Father Williams won't deny it, he's definitely running behind, but Latinos are now making up the difference both in numbers and fervour, where the dwindling Irish and English descendants have mostly left. But Father Williams isn't exactly deterred by this, he's looking for a High Altar. You might think this bodes well for tradition and we'd like to think it does; for Father has trained in the Immemorial Mass of all ages, but says he likes to say the Mass according to the New Rite, however, he's a big fan of JRR Tolkien and has no doubt read Tolkien's thoughts on the matter.
In any event, the Immemorial Mass isn't a preference, nor should it be a cause for division, Father Williams has a very kindly demeanor and suffers fools gladly. He is even liked by his visible opponents who've left the Church to found their own social-justice community nearby. Not to be too naive, but there's hope in this as there is hope in the Catholic Faith, that no matter how terrible things seem, there is a game at play we only dimly understand but will be filled with Joy one day to see it in its fullness when we persevere in the truth.
Father Joseph Williams came to St. Stephen’s in April. “Some people said I was hand-picked by the bishops to dismantle the church. If I was, they didn’t tell me about it.”
By JON TEVLIN, Star Tribune
Father Joseph Williams came "from the farm to the hood" less than a year ago, to a congregation in a spiritual crisis and a neighborhood riddled with poverty and crime. He is only 34, but as he sits in a low-ceilinged office in the basement of St. Stephen's Catholic Church, it seems like the weight of the 110-year-old structure, and the centuries-old institution itself, sit squarely on his shoulders.
When Williams arrived in April, there were 350 families at the church, maybe more.
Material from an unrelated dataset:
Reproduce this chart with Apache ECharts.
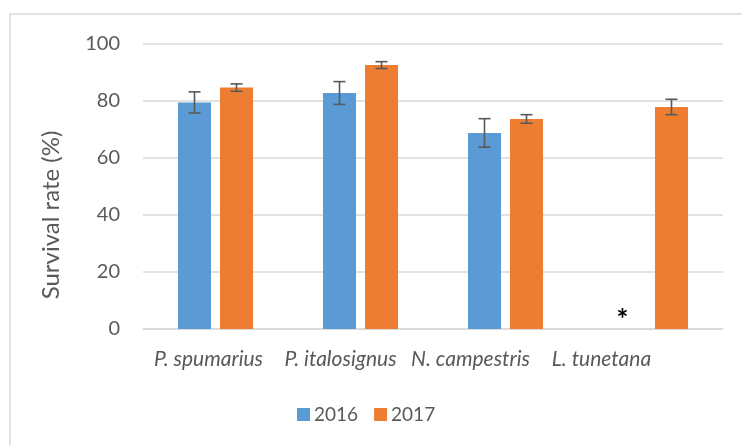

On a recent Sunday, during the only remaining mass in English, coughs echoed off the empty pews as a couple of dozen people mumbled through the service.
That's it, he said.
The rest have fled, or just given up.
Williams, under the direction of a new pope and new archbishop, has steered one of the country's most liberal churches in a more orthodox direction. No more services in the "egalitarian" school gym. No more laity saying mass or celebrating the eucharist. No more prayers to "our father and mother in heaven."
The collection plate is down 90 percent. This spring, the priest who not long ago led a congregation in an idyllic small town, will tell the charter school known for a peace-and-justice curriculum that it must go because the church needs more rent.